One method discussed to improve the barley supply was using variable rate fertilizer application, reducing costs and improving overall crop conditions, as well as drone technology. During a visit to the Davidson Farm near Red Deer the group saw a demonstration of fixed wing drone technology. The drone had been used to map the fields on the farm and generate 3-D maps of the terrain and the fertility of the fields.

Later on the second day the group visited Rahr Malting’s facility at Alix, Alberta where the majority of the fields which had so far been visited would be malted, chiefly for export to the USA or into Asian markets. The 140,000MT facility was established in 1993. Batch size at the plant is 450MT while there is 10,000MT of on-site storage capacity for finished malt. In total the facility requires 90 trucks of malting barley per-week to keep up with production.
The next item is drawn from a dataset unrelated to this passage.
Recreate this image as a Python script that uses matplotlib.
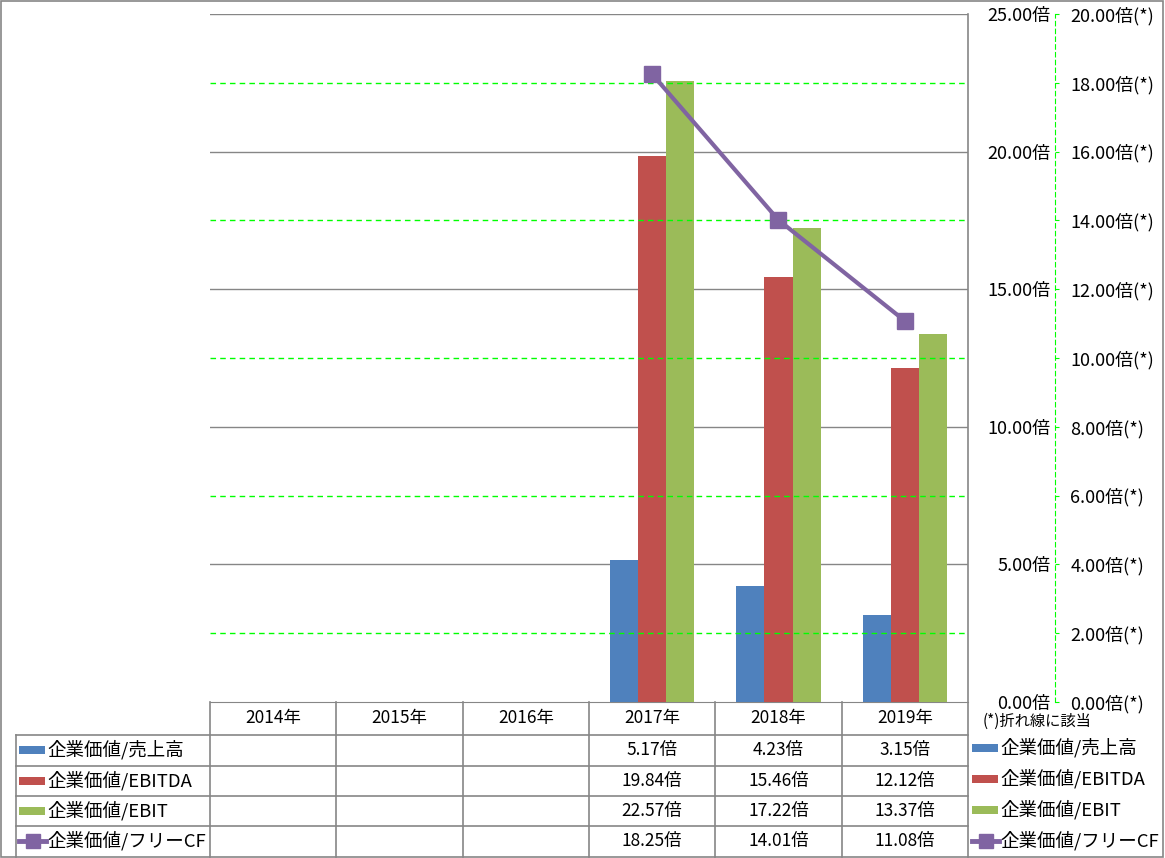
import matplotlib
matplotlib.use("Agg")
import matplotlib.pyplot as plt
import matplotlib.transforms as mtransforms
from matplotlib.patches import Rectangle
from matplotlib.lines import Line2D
import numpy as np

plt.rcParams['font.family'] = ['Noto Sans CJK JP', 'DejaVu Sans']

# ---- data ----
years = ["2014年", "2015年", "2016年", "2017年", "2018年", "2019年"]
ev_sales = [None, None, None, 5.17, 4.23, 3.15]
ev_ebitda = [None, None, None, 19.84, 15.46, 12.12]
ev_ebit = [None, None, None, 22.57, 17.22, 13.37]
ev_fcf = [None, None, None, 18.25, 14.01, 11.08]
series_names = ["企業価値/売上高", "企業価値/EBITDA", "企業価値/EBIT", "企業価値/フリーCF"]
left_ticks = [0, 5, 10, 15, 20, 25]
right_ticks = [0, 2, 4, 6, 8, 10, 12, 14, 16, 18, 20]
right_green_grid = [2, 6, 10, 14, 18]

C_BLUE = "#4F81BD"
C_RED = "#C0504D"
C_GREEN = "#9BBB59"
C_PURPLE = "#8064A2"
C_GRID = "#868686"
C_LIME = "#00FF00"

W, H = 1165, 858
fig = plt.figure(figsize=(W / 100, H / 100), dpi=100)

def fx(x):
    return x / W

def fy(y):
    return 1 - y / H

PL, PR, PT, PB = 210, 968, 14, 702
ax = fig.add_axes([fx(PL), fy(PB), fx(PR - PL), (PB - PT) / H])
ax2 = ax.twinx()

n = len(years)
x = np.arange(n)
bw = 0.222

def arr(v):
    return np.array([np.nan if a is None else a for a in v], dtype=float)

ax.bar(x - bw, arr(ev_sales), bw, color=C_BLUE, zorder=3)
ax.bar(x, arr(ev_ebitda), bw, color=C_RED, zorder=3)
ax.bar(x + bw, arr(ev_ebit), bw, color=C_GREEN, zorder=3)
ax2.plot(x, arr(ev_fcf), color=C_PURPLE, lw=3, marker="s", ms=12,
         markerfacecolor=C_PURPLE, markeredgecolor=C_PURPLE, zorder=5)

ax.set_xlim(-0.5, n - 0.5)
ax.set_ylim(0, 25)
ax2.set_ylim(0, 20)

# gridlines
for t in right_green_grid:
    ax2.axhline(t, color=C_LIME, lw=1, ls=(0, (4, 3)), zorder=1)
for t in left_ticks[1:]:
    ax.axhline(t, color=C_GRID, lw=1, zorder=1)

ax.set_xticks([])
for s in ["left", "right", "top"]:
    ax.spines[s].set_visible(False)
ax.spines["bottom"].set_color(C_GRID)
for s in ["left", "top", "bottom"]:
    ax2.spines[s].set_visible(False)

# left (primary) axis labels on the right side
ax.yaxis.tick_right()
ax.set_yticks(left_ticks)
ax.set_yticklabels([f"{t:.2f}倍" for t in left_ticks], fontsize=13)
ax.tick_params(axis="y", length=0, pad=59.5)
for lbl in ax.get_yticklabels():
    lbl.set_horizontalalignment("right")

# secondary axis
ax2.spines["right"].set_position(("axes", (1055 - PL) / (PR - PL)))
ax2.spines["right"].set_color(C_LIME)
ax2.spines["right"].set_linestyle((0, (4, 3)))
ax2.set_yticks(right_ticks)
ax2.set_yticklabels([f"{t:.2f}倍(*)" for t in right_ticks], fontsize=13)
ax2.tick_params(axis="y", length=3, color=C_LIME, pad=8)
ax2.set_zorder(ax.get_zorder() + 1)
ax2.patch.set_visible(False)

# ---- table ----
def hline(y, x0, x1):
    fig.add_artist(Line2D([fx(x0), fx(x1)], [fy(y), fy(y)], color=C_GRID, lw=1.2))

def vline(xp, y0, y1):
    fig.add_artist(Line2D([fx(xp), fx(xp)], [fy(y0), fy(y1)], color=C_GRID, lw=1.2))

row_lines = [735, 766, 796, 826]
for yl in row_lines:
    hline(yl, 16, PR)
col_edges = [210, 336, 463, 589, 715, 842]
for xc in col_edges:
    vline(xc, PB, 857)
vline(PR, PT, 857)
vline(16, 735, 857)
# outer border
fig.add_artist(Rectangle((fx(1), fy(857)), fx(1162), (856) / H, fill=False,
                         edgecolor=C_GRID, lw=1.2))

trans = mtransforms.blended_transform_factory(ax.transData, fig.transFigure)
for i, yr in enumerate(years):
    fig.text(i, fy(718), yr, transform=trans, ha="center", va="center", fontsize=12.5)

row_centers = [750, 781, 811, 841]
all_series = [ev_sales, ev_ebitda, ev_ebit, ev_fcf]
colors = [C_BLUE, C_RED, C_GREEN, C_PURPLE]
for r, (vals, yc) in enumerate(zip(all_series, row_centers)):
    for i, v in enumerate(vals):
        if v is not None:
            fig.text(i, fy(yc), f"{v:.2f}倍", transform=trans, ha="center",
                     va="center", fontsize=12.5)

def swatch(x0, yc, color, is_line):
    if is_line:
        fig.add_artist(Line2D([fx(x0), fx(x0 + 27)], [fy(yc), fy(yc)], color=color, lw=3.5))
        fig.add_artist(Line2D([fx(x0 + 13.5)], [fy(yc)], color=color, marker="s", ms=10,
                              markerfacecolor=color, markeredgecolor=color))
    else:
        fig.add_artist(Rectangle((fx(x0), fy(yc + 4)), fx(26), 8 / H, facecolor=color,
                                 edgecolor="none"))

for r, (name, yc) in enumerate(zip(series_names, row_centers)):
    swatch(19, yc, colors[r], r == 3)
    fig.text(fx(47), fy(yc), name, ha="left", va="center", fontsize=13.3)

# right legend
fig.text(fx(983), fy(721), "(*)折れ線に該当", ha="left", va="center", fontsize=11)
leg_rows = [748, 779, 810, 841]
for r, (name, yc) in enumerate(zip(series_names, leg_rows)):
    swatch(972, yc, colors[r], r == 3)
    fig.text(fx(1000), fy(yc), name, ha="left", va="center", fontsize=13.3)

fig.savefig("out.png", dpi=100)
On the last two farm visits advanced grain storage technology and state-of-the-art dryer technology was displayed for the group. During the final visit the participants saw a trial of PGR (growth regulators) at the Crossfield site, 30 minutes from Calgary. In Canada the use of PGR’s has been limited and chemical manufacturers are still working to gain industry acceptance. In the field the tour was told some farmers had reported a ten percent boost in yield compared to not using PGR’s with the trial inspected being a field of Copeland feed barley.